Ezekiel 33:7-9; Ps 95:1-2, 6-9; Rom 13:8-10; Matthew 18:15-20
Dear Holy Spirit, enlighten our minds to know God’s will for us and give us your power to do our part to help make the world better.
This Sunday’s gospel is particularly difficult to understand and put into practice. None of us are perfect and therefore we do not live in a perfect family, parish, country or world. Yet how does our behavior help make things better for ourselves and those around us especially our family? If we can be better persons then those around us can be better. Good behavior helps create good behavior. We can look in a mirror first. Where do I need to improve?
Only two perfect people
Jesus and his earthly mother were the only perfect persons, according to our scriptures and church teaching, that ever lived on earth or will ever live on earth. God our Father sent his Son to earth, born of an earthly mother, who benefitted first from the merits of his death on the cross. His resurrection proves that God accepted his sacrifice to free humanity from its disobedience (sin) and bring us into his kingdom.
We are called to be more like Jesus. We need to know him, his life, death and resurrection more. We can do that more by reading the gospel stories about him and his work. Our baptism brought us into God’s kingdom, his family. We must remain in the Church Jesus founded to continually be empowered by the sacraments to live that better life Jesus came to bring us.
The yardstick of love
Love is the yardstick of all Christian conduct, not how the world defines love, which is more self-satisfaction and happiness from the misuse of earthly things and relationships. In the church, laws and regulations must reflect Christ’s love for us. Church laws are valid only to the extent that they regulate conduct by clearly respecting the dignity and worth of each person. This is fine with the members of the church, none of which are perfect. Wherein lies the challenge. God’s grace from our sacraments and daily prayer are a great help.

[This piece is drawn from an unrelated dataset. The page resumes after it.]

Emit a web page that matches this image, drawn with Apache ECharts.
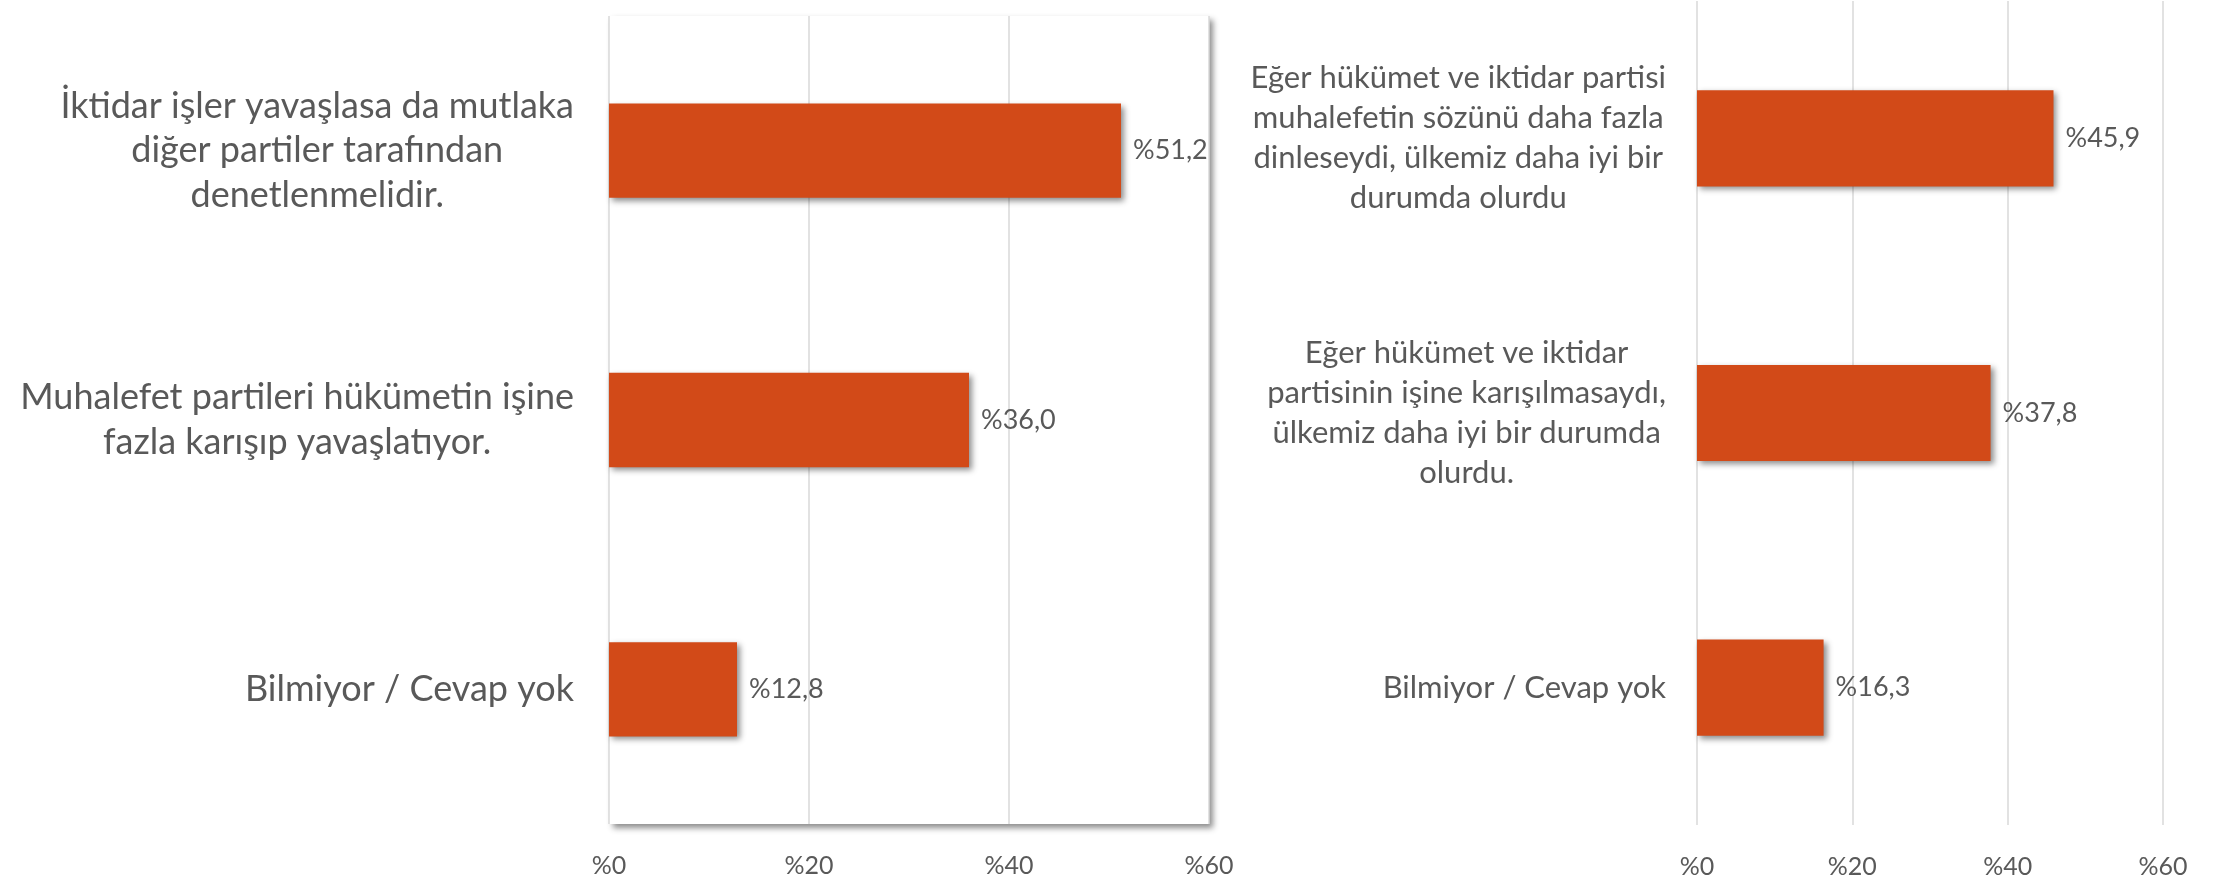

The first and gospel readings refer more to public than personal offenses against love. Matthew basically follows the understanding of the Jewish community. Christians follow similar guidelines. If the offense is personal then it is between those two. If it is a major public offense then it goes to higher authority in the church. The goal is to try to keep the person within the Christian community.
Living in God’s kingdom with Jesus as our prime example is a great blessing. Jesus offers us more help (grace) to live out his law of love, “Love God and love your neighbor as you love yourself.” We need more of his grace to do that.
The gospel ends with “Where two or three are gathered together in my name, there am I in the midst of them.” Look how many people come to Mass on Sundays in our parish, diocese, etc. God is there with us and listening. He is pouring out more of his love, healing, teachings and blessings upon us. This grace fills us and flows from us to those we meet during the week.